Tally the lines that hold the string "React", and reply with the count alone.

> Raw data:
▽
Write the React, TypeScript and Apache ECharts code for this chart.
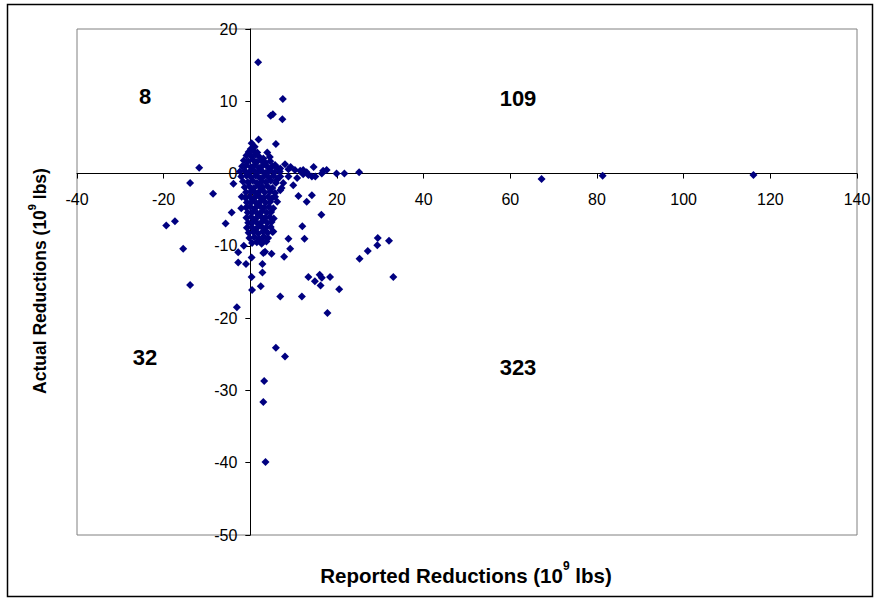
import React, { useEffect, useRef } from "react";
import * as echarts from "echarts";

// ---- Data ----
const xTicks = { min: -40, max: 140, step: 20 };
const yTicks = { min: -50, max: 20, step: 10 };

const quadrantLabels: [string, number, number][] = [
  ["8", 145, 96],
  ["109", 518, 98],
  ["32", 145, 357],
  ["323", 518, 367],
];

// dense cluster near the origin
const clusterPoints: [number, number][] = [
  [0.3, 4.2], [1.0, 3.7], [0.1, 3.4], [-0.4, 3.0], [0.8, 3.1], [1.6, 2.9],
  [-0.9, 2.5], [0.2, 2.4], [1.1, 2.6], [2.1, 2.3], [3.0, 2.1],
  [-1.5, 1.8], [-0.5, 1.7], [0.6, 1.9], [1.5, 1.6], [2.5, 1.8], [3.5, 1.5], [4.6, 1.7],
  [-1.9, 1.0], [-1.0, 1.1], [0.1, 0.9], [1.0, 1.2], [2.0, 0.8], [2.9, 1.1], [4.0, 0.9], [5.1, 1.0], [6.2, 0.8],
  [-2.4, 0.3], [-1.3, 0.4], [-0.3, 0.2], [0.7, 0.5], [1.7, 0.2], [2.6, 0.4], [3.6, 0.1], [4.5, 0.4], [5.6, 0.2], [6.8, 0.3],
  [-2.1, -0.4], [-0.9, -0.3], [0.2, -0.5], [1.2, -0.3], [2.2, -0.6], [3.1, -0.4], [4.2, -0.5], [5.3, -0.3], [6.4, -0.6],
  [-1.7, -1.1], [-0.6, -1.2], [0.5, -1.0], [1.5, -1.3], [2.6, -1.1], [3.6, -1.2], [4.7, -1.0], [5.9, -1.3],
  [-1.3, -1.9], [-0.2, -1.8], [0.8, -2.0], [1.9, -1.7], [2.9, -1.9], [4.0, -1.8], [5.1, -2.0],
  [-1.0, -2.6], [0.1, -2.5], [1.2, -2.7], [2.2, -2.4], [3.3, -2.6], [4.5, -2.5], [5.7, -2.7],
  [-1.2, -3.3], [-0.1, -3.2], [0.9, -3.4], [2.0, -3.1], [3.1, -3.3], [4.1, -3.2], [5.0, -3.4],
  [-0.8, -4.0], [0.3, -3.9], [1.4, -4.1], [2.4, -3.8], [3.5, -4.0], [4.6, -3.9],
  [-1.0, -4.7], [0.0, -4.6], [1.1, -4.8], [2.2, -4.5], [3.2, -4.7], [4.3, -4.6], [5.3, -4.8],
  [-0.6, -5.4], [0.5, -5.3], [1.6, -5.5], [2.7, -5.2], [3.8, -5.4], [4.8, -5.3],
  [-0.9, -6.1], [0.2, -6.0], [1.3, -6.2], [2.4, -5.9], [3.4, -6.1], [4.5, -6.0], [5.4, -6.2],
  [-0.5, -6.8], [0.6, -6.7], [1.7, -6.9], [2.8, -6.6], [3.9, -6.8], [4.9, -6.7],
  [-0.8, -7.5], [0.3, -7.4], [1.4, -7.6], [2.5, -7.3], [3.6, -7.5], [4.7, -7.4],
  [-0.4, -8.2], [0.7, -8.1], [1.8, -8.3], [2.9, -8.0], [4.0, -8.2], [5.1, -8.1],
  [-0.2, -8.9], [0.9, -8.8], [2.0, -9.0], [3.1, -8.7], [4.1, -8.9],
  [0.4, -9.6], [1.5, -9.5], [2.6, -9.7], [3.7, -9.4],
];

// points left of the y axis
const leftPoints: [number, number][] = [
  [-11.8, 0.8], [-13.9, -1.3], [-8.6, -2.8], [-3.9, -1.4], [-4.3, -5.4], [-5.7, -6.9],
  [-2.0, -3.2], [-2.1, -4.8], [-19.4, -7.2], [-17.4, -6.6], [-15.5, -10.4], [-13.9, -15.4],
  [-1.5, -10.0], [-2.8, -10.9], [-2.8, -12.3], [-1.0, -12.5], [-3.1, -18.5],
];

// points above the cluster
const upperPoints: [number, number][] = [
  [1.8, 15.4], [7.5, 10.3], [4.7, 8.0], [5.2, 8.2], [7.4, 7.5], [1.9, 4.7],
  [5.9, 4.1], [3.9, 2.9], [4.5, 2.3], [8.0, 1.3],
];

// points along the x axis
const axisTailPoints: [number, number][] = [
  [25.1, 0.2], [21.7, 0.0], [19.9, 0.0], [17.6, 0.5], [16.5, 0.0], [14.6, 0.9], [14.2, -0.4],
  [13.0, 0.2], [12.2, 0.5], [12.2, -0.1], [11.5, 0.4], [10.3, 0.5], [8.8, 0.6], [8.8, -0.4],
  [6.9, -0.4], [6.1, -0.9], [7.6, -1.3], [9.9, -1.6], [16.8, 0.4], [13.4, -0.2], [15.0, -0.4],
  [5.7, 1.2], [6.9, 0.7], [7.2, -2.0], [6.9, -2.3], [5.7, -3.2], [9.3, 0.9], [10.8, -0.6],
  [67.2, -0.75], [81.3, -0.3], [116.1, -0.2],
];

// points below and right of the cluster
const lowerPoints: [number, number][] = [
  [11.1, -3.1], [14.2, -3.0], [13.0, -3.9], [16.4, -5.7], [6.2, -3.9], [12.0, -7.3], [12.5, -9.0],
  [5.3, -8.0], [9.2, -10.4], [7.8, -11.5], [4.9, -11.1], [3.0, -11.0], [2.9, -9.4], [2.8, -12.5],
  [2.8, -13.7], [2.4, -15.6], [0.3, -11.6], [0.3, -14.3], [0.4, -16.1], [6.9, -17.0], [11.9, -17.0],
  [17.8, -19.3], [13.4, -14.3], [14.9, -14.9], [16.0, -14.0], [16.5, -14.4], [16.2, -15.5],
  [18.4, -14.3], [20.5, -16.0], [25.2, -11.8], [27.1, -10.7], [29.3, -9.9], [29.4, -8.9],
  [32.0, -9.3], [33.0, -14.3], [8.8, -9.0], [3.4, -10.8], [5.9, -24.1], [8.0, -25.3],
  [3.2, -28.7], [3.0, -31.6], [3.5, -39.9],
];

const FONT = "'Liberation Sans', Arial, sans-serif";

const W = 877;
const H = 601;
const GRID = { left: 77, right: 20, top: 29, bottom: 66 };

export default function App() {
  const ref = useRef<HTMLDivElement>(null);

  useEffect(() => {
    if (!ref.current) return;
    const chart = echarts.init(ref.current, null, { renderer: "svg" });
    const allPoints = [
      ...clusterPoints,
      ...leftPoints,
      ...upperPoints,
      ...axisTailPoints,
      ...lowerPoints,
    ];
    // place the axes through the origin by offsetting them inward
    const gridW = W - GRID.left - GRID.right;
    const gridH = H - GRID.top - GRID.bottom;
    const zeroFromLeft = (gridW * (0 - xTicks.min)) / (xTicks.max - xTicks.min);
    const zeroFromBottom = (gridH * (0 - yTicks.min)) / (yTicks.max - yTicks.min);

    const richFor = (size: number, sup: number) => ({
      a: { fontSize: size, fontWeight: "bold", fontFamily: FONT, color: "#000", lineHeight: size + 5, verticalAlign: "bottom" },
      s: { fontSize: sup, fontWeight: "bold", fontFamily: FONT, color: "#000", verticalAlign: "top" },
    });
    chart.setOption({
      animation: false,
      backgroundColor: "#fff",
      grid: {
        ...GRID,
        show: true,
        borderColor: "#808080",
        borderWidth: 1,
        backgroundColor: "transparent",
      },
      xAxis: {
        type: "value",
        position: "bottom",
        offset: -zeroFromBottom,
        min: xTicks.min,
        max: xTicks.max,
        interval: xTicks.step,
        axisLine: { show: true, onZero: false, lineStyle: { color: "#000", width: 1 } },
        axisTick: { show: true, length: 5, lineStyle: { color: "#000" } },
        axisLabel: { margin: 18, fontSize: 16, color: "#000", fontFamily: FONT },
        splitLine: { show: false },
      },
      yAxis: {
        type: "value",
        position: "left",
        offset: -zeroFromLeft,
        min: yTicks.min,
        max: yTicks.max,
        interval: yTicks.step,
        axisLine: { show: true, onZero: false, lineStyle: { color: "#000", width: 1 } },
        axisTick: { show: true, length: 5, lineStyle: { color: "#000" } },
        axisLabel: { margin: 13, fontSize: 16, color: "#000", fontFamily: FONT },
        splitLine: { show: false },
      },
      series: [
        {
          type: "scatter",
          data: allPoints,
          symbol: "diamond",
          symbolSize: 8,
          itemStyle: { color: "#000080", opacity: 1 },
        },
      ],
      graphic: [
        {
          type: "rect",
          shape: { x: 7.5, y: 4.5, width: 865, height: 592 },
          style: { fill: "none", stroke: "#000", lineWidth: 1.5 },
          silent: true,
        },
        {
          type: "text",
          x: 466,
          y: 573,
          style: {
            text: "{a|Reported Reductions (10}{s|9}{a| lbs)}",
            align: "center",
            verticalAlign: "middle",
            rich: richFor(20.5, 12),
          },
        },
        {
          type: "text",
          x: 38,
          y: 281,
          rotation: Math.PI / 2,
          style: {
            text: "{a|Actual Reductions (10}{s|9}{a| lbs)}",
            align: "center",
            verticalAlign: "middle",
            rich: richFor(17.5, 11),
          },
        },
        ...quadrantLabels.map(([t, x, y]) => ({
          type: "text",
          x,
          y,
          style: {
            text: t,
            align: "center",
            verticalAlign: "middle",
            fontSize: 22,
            fontWeight: "bold",
            fontFamily: FONT,
            fill: "#000",
          },
        })),
      ],
    });
    return () => chart.dispose();
  }, []);

  return (
    <div
      ref={ref}
      style={{ position: "fixed", left: 0, top: 0, width: W, height: H, background: "#fff" }}
    />
  );
}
△
> Solution for this problem:
2